## PROBLEM REQUIREMENTS
An exact copy of all the data is required, with pictures left out.

· · ·

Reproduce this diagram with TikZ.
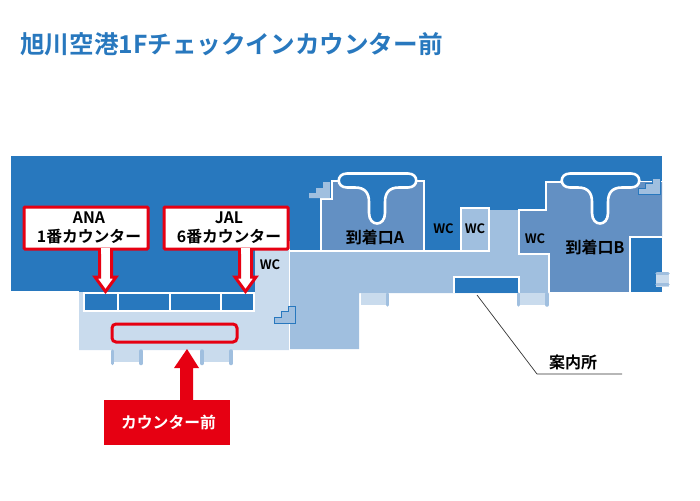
\documentclass[tikz,border=0pt]{standalone}
\usepackage{fontspec}
\usepackage{tikz}
\usetikzlibrary{positioning}
\newfontfamily\cjk{Noto Sans CJK JP Bold}
\definecolor{floorblue}{HTML}{2878BE}
\definecolor{hallblue}{HTML}{A0BFDF}
\definecolor{paleblue}{HTML}{C9DBED}
\definecolor{gateblue}{HTML}{6390C3}
\definecolor{markred}{HTML}{E60012}
\tikzset{
  room/.style={draw=white, line width=1.3pt},
  doorbar/.style={line width=3.5pt, line cap=round, draw=hallblue},
  redarrow/.style={fill=white, draw=markred, line width=3pt, miter limit=4},
  callout/.style={fill=white, draw=markred, line width=3pt, rounded corners=1pt, minimum width=124pt, minimum height=42pt, align=center, font=\cjk\fontsize{15.8}{19.5}\selectfont, inner sep=0pt},
  wclabel/.style={font=\cjk\fontsize{13}{14}\selectfont},
  gatelabel/.style={font=\cjk\fontsize{16}{17}\selectfont}
}
\begin{document}
\begin{tikzpicture}[x=1pt, y=-1pt]
  \useasboundingbox (0,0) rectangle (700,500);
  \node[anchor=west, text=floorblue, inner sep=0pt, font=\cjk\fontsize{24.6}{25}\selectfont] (title) at (20,44) {旭川空港1Fチェックインカウンター前};
  % floor plan
  \fill[floorblue] (11,156) rectangle (662,291);
  \fill[floorblue] (79,291) rectangle (255,293);
  \fill[paleblue] (79,292) -- (255,292) -- (255,250) -- (289,250) -- (289,350) -- (79,350) -- cycle;
  \fill[hallblue] (290,251) -- (489,251) -- (489,210) -- (519,210) -- (519,254) -- (548,254) -- (548,293) -- (359,293) -- (359,349) -- (290,349) -- cycle;
  \draw[white, line width=1.3pt] (289.5,241) -- (289.5,350);
  \draw[white, line width=1.3pt] (289,251) -- (461,251);
  \draw[room, fill=gateblue] (332,181) -- (424,181) -- (424,251) -- (321,251) -- (321,199) -- (332,199) -- cycle;
  \draw[room, fill=hallblue] (461,251) -- (461,208) -- (489,208) -- (489,251) -- cycle;
  \draw[room, fill=gateblue] (662,182) -- (546,182) -- (546,210) -- (519,210) -- (519,254) -- (549,254) -- (549,293) -- (630,293) -- (630,237) -- (662,237);
  \fill[gateblue] (630,237) rectangle (662,182);
  \draw[room, fill=floorblue] (662,237) -- (630,237) -- (630,293) -- (662,293);
  % carousels
  \foreach \bx/\bname in {339/beltA, 562/beltB}{
    \begin{scope}[xshift=\bx pt]
      \draw[room, line width=2.6pt, fill=floorblue] (8,173.5) -- (69,173.5) .. controls (80,173.5) and (80,187.5) .. (69,187.5) -- (60,187.5) .. controls (50,187.5) and (46,193) .. (46,202) -- (46,213) .. controls (46,227) and (30,227) .. (30,213) -- (30,202) .. controls (30,193) and (26,187.5) .. (16,187.5) -- (8,187.5) .. controls (-3,187.5) and (-3,173.5) .. (8,173.5) -- cycle;
    \end{scope}
  }
  % counters
  \draw[white, line width=1.5pt, fill=floorblue] (84,293) rectangle (254,311);
  \foreach \cx in {118,170,221}{\draw[white, line width=1.5pt] (\cx,293) -- (\cx,311);}
  \draw[room, fill=floorblue] (454,293) -- (454,277) -- (519,277) -- (519,293);
  % stairs
  \draw[floorblue, fill=hallblue, line width=.6pt] (274,323) -- (274,317) -- (281,317) -- (281,311) -- (288,311) -- (288,306) -- (295,306) -- (295,323) -- cycle;
  \fill[hallblue] (309,198) -- (309,193) -- (316,193) -- (316,188) -- (323,188) -- (323,182) -- (330,182) -- (330,198) -- cycle;
  \draw[floorblue, fill=hallblue, line width=.6pt] (638,194) -- (638,188) -- (645,188) -- (645,183) -- (652,183) -- (652,178) -- (660,178) -- (660,194) -- cycle;
  % doors
  \fill[paleblue] (112,350) rectangle (140,362);
  \fill[paleblue] (201,350) rectangle (232,362);
  \fill[paleblue] (361,293) rectangle (388,305);
  \fill[paleblue] (518,293) rectangle (547,305);
  \fill[paleblue] (656,273) rectangle (669,287);
  \foreach \dx in {112.5,141,202,231}{\draw[doorbar] (\dx,351) -- (\dx,363.5);}
  \draw[doorbar] (387.5,294) -- (387.5,305);
  \draw[doorbar] (518.5,294) -- (518.5,305);
  \draw[doorbar] (547,294) -- (547,305);
  \draw[doorbar] (657,273.5) -- (668,273.5);
  \draw[doorbar] (657,284.5) -- (668,284.5);
  % labels
  \node[wclabel] (wcleft) at (270,264.5) {WC};
  \node[wclabel] (wcmid) at (443.5,229) {WC};
  \node[wclabel] (wcbox) at (475,229) {WC};
  \node[wclabel] (wcright) at (535,239) {WC};
  \node[gatelabel] (gateA) at (375,237) {到着口A};
  \node[gatelabel] (gateB) at (595,247) {到着口B};
  % information desk
  \node[font=\cjk\fontsize{16}{16}\selectfont, inner sep=0pt] (infolabel) at (573,362) {案内所};
  \coordinate (infotip) at (477,295);
  \coordinate (infobend) at (537,374);
  \coordinate (infoend) at (622,374);
  \draw[black!80, line width=.7pt] (infotip) -- (infobend) -- (infoend);
  % red marks
  \node[callout] (ana) at (86,228) {\hspace*{6pt}ANA\\\hspace*{6pt}1番カウンター};
  \node[callout] (jal) at (226,228) {\hspace*{6pt}JAL\\\hspace*{6pt}6番カウンター};
  \draw[redarrow] (99.5,250) -- (99.5,277) -- (95,277) -- (105.5,291.5) -- (116,277) -- (111.5,277) -- (111.5,250);
  \draw[redarrow] (239.5,250) -- (239.5,277) -- (235,277) -- (245.5,291.5) -- (256,277) -- (251.5,277) -- (251.5,250);
  \fill[white] (101,248) rectangle (110,254);
  \fill[white] (241,248) rectangle (250,254);
  \draw[markred, line width=3pt, rounded corners=4pt] (112,324) rectangle (237,342);
  \node[fill=markred, text=white, minimum width=126pt, minimum height=45pt, inner sep=0pt, font=\cjk\fontsize{15.8}{16}\selectfont] (front) at (167,422.5) {\hspace{3pt}カウンター前};
  \fill[markred] (front.north -| 180,400) -- (180,368) -- (174,368) -- (187,349) -- (199,368) -- (193,368) -- (193,400) -- cycle;
\end{tikzpicture}
\end{document}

· · ·

## FINISHED ANSWER
Reproduce this diagram with TikZ.
\documentclass[tikz,border=0pt]{standalone}
\usepackage{fontspec}
\usepackage{tikz}
\usetikzlibrary{positioning}
\newfontfamily\cjk{Noto Sans CJK JP Bold}
\definecolor{floorblue}{HTML}{2878BE}
\definecolor{hallblue}{HTML}{A0BFDF}
\definecolor{paleblue}{HTML}{C9DBED}
\definecolor{gateblue}{HTML}{6390C3}
\definecolor{markred}{HTML}{E60012}
\tikzset{
  room/.style={draw=white, line width=1.3pt},
  doorbar/.style={line width=3.5pt, line cap=round, draw=hallblue},
  redarrow/.style={fill=white, draw=markred, line width=3pt, miter limit=4},
  callout/.style={fill=white, draw=markred, line width=3pt, rounded corners=1pt, minimum width=124pt, minimum height=42pt, align=center, font=\cjk\fontsize{15.8}{19.5}\selectfont, inner sep=0pt},
  wclabel/.style={font=\cjk\fontsize{13}{14}\selectfont},
  gatelabel/.style={font=\cjk\fontsize{16}{17}\selectfont}
}
\begin{document}
\begin{tikzpicture}[x=1pt, y=-1pt]
  \useasboundingbox (0,0) rectangle (700,500);
  \node[anchor=west, text=floorblue, inner sep=0pt, font=\cjk\fontsize{24.6}{25}\selectfont] (title) at (20,44) {旭川空港1Fチェックインカウンター前};
  % floor plan
  \fill[floorblue] (11,156) rectangle (662,291);
  \fill[floorblue] (79,291) rectangle (255,293);
  \fill[paleblue] (79,292) -- (255,292) -- (255,250) -- (289,250) -- (289,350) -- (79,350) -- cycle;
  \fill[hallblue] (290,251) -- (489,251) -- (489,210) -- (519,210) -- (519,254) -- (548,254) -- (548,293) -- (359,293) -- (359,349) -- (290,349) -- cycle;
  \draw[white, line width=1.3pt] (289.5,241) -- (289.5,350);
  \draw[white, line width=1.3pt] (289,251) -- (461,251);
  \draw[room, fill=gateblue] (332,181) -- (424,181) -- (424,251) -- (321,251) -- (321,199) -- (332,199) -- cycle;
  \draw[room, fill=hallblue] (461,251) -- (461,208) -- (489,208) -- (489,251) -- cycle;
  \draw[room, fill=gateblue] (662,182) -- (546,182) -- (546,210) -- (519,210) -- (519,254) -- (549,254) -- (549,293) -- (630,293) -- (630,237) -- (662,237);
  \fill[gateblue] (630,237) rectangle (662,182);
  \draw[room, fill=floorblue] (662,237) -- (630,237) -- (630,293) -- (662,293);
  % carousels
  \foreach \bx/\bname in {339/beltA, 562/beltB}{
    \begin{scope}[xshift=\bx pt]
      \draw[room, line width=2.6pt, fill=floorblue] (8,173.5) -- (69,173.5) .. controls (80,173.5) and (80,187.5) .. (69,187.5) -- (60,187.5) .. controls (50,187.5) and (46,193) .. (46,202) -- (46,213) .. controls (46,227) and (30,227) .. (30,213) -- (30,202) .. controls (30,193) and (26,187.5) .. (16,187.5) -- (8,187.5) .. controls (-3,187.5) and (-3,173.5) .. (8,173.5) -- cycle;
    \end{scope}
  }
  % counters
  \draw[white, line width=1.5pt, fill=floorblue] (84,293) rectangle (254,311);
  \foreach \cx in {118,170,221}{\draw[white, line width=1.5pt] (\cx,293) -- (\cx,311);}
  \draw[room, fill=floorblue] (454,293) -- (454,277) -- (519,277) -- (519,293);
  % stairs
  \draw[floorblue, fill=hallblue, line width=.6pt] (274,323) -- (274,317) -- (281,317) -- (281,311) -- (288,311) -- (288,306) -- (295,306) -- (295,323) -- cycle;
  \fill[hallblue] (309,198) -- (309,193) -- (316,193) -- (316,188) -- (323,188) -- (323,182) -- (330,182) -- (330,198) -- cycle;
  \draw[floorblue, fill=hallblue, line width=.6pt] (638,194) -- (638,188) -- (645,188) -- (645,183) -- (652,183) -- (652,178) -- (660,178) -- (660,194) -- cycle;
  % doors
  \fill[paleblue] (112,350) rectangle (140,362);
  \fill[paleblue] (201,350) rectangle (232,362);
  \fill[paleblue] (361,293) rectangle (388,305);
  \fill[paleblue] (518,293) rectangle (547,305);
  \fill[paleblue] (656,273) rectangle (669,287);
  \foreach \dx in {112.5,141,202,231}{\draw[doorbar] (\dx,351) -- (\dx,363.5);}
  \draw[doorbar] (387.5,294) -- (387.5,305);
  \draw[doorbar] (518.5,294) -- (518.5,305);
  \draw[doorbar] (547,294) -- (547,305);
  \draw[doorbar] (657,273.5) -- (668,273.5);
  \draw[doorbar] (657,284.5) -- (668,284.5);
  % labels
  \node[wclabel] (wcleft) at (270,264.5) {WC};
  \node[wclabel] (wcmid) at (443.5,229) {WC};
  \node[wclabel] (wcbox) at (475,229) {WC};
  \node[wclabel] (wcright) at (535,239) {WC};
  \node[gatelabel] (gateA) at (375,237) {到着口A};
  \node[gatelabel] (gateB) at (595,247) {到着口B};
  % information desk
  \node[font=\cjk\fontsize{16}{16}\selectfont, inner sep=0pt] (infolabel) at (573,362) {案内所};
  \coordinate (infotip) at (477,295);
  \coordinate (infobend) at (537,374);
  \coordinate (infoend) at (622,374);
  \draw[black!80, line width=.7pt] (infotip) -- (infobend) -- (infoend);
  % red marks
  \node[callout] (ana) at (86,228) {\hspace*{6pt}ANA\\\hspace*{6pt}1番カウンター};
  \node[callout] (jal) at (226,228) {\hspace*{6pt}JAL\\\hspace*{6pt}6番カウンター};
  \draw[redarrow] (99.5,250) -- (99.5,277) -- (95,277) -- (105.5,291.5) -- (116,277) -- (111.5,277) -- (111.5,250);
  \draw[redarrow] (239.5,250) -- (239.5,277) -- (235,277) -- (245.5,291.5) -- (256,277) -- (251.5,277) -- (251.5,250);
  \fill[white] (101,248) rectangle (110,254);
  \fill[white] (241,248) rectangle (250,254);
  \draw[markred, line width=3pt, rounded corners=4pt] (112,324) rectangle (237,342);
  \node[fill=markred, text=white, minimum width=126pt, minimum height=45pt, inner sep=0pt, font=\cjk\fontsize{15.8}{16}\selectfont] (front) at (167,422.5) {\hspace{3pt}カウンター前};
  \fill[markred] (front.north -| 180,400) -- (180,368) -- (174,368) -- (187,349) -- (199,368) -- (193,368) -- (193,400) -- cycle;
\end{tikzpicture}
\end{document}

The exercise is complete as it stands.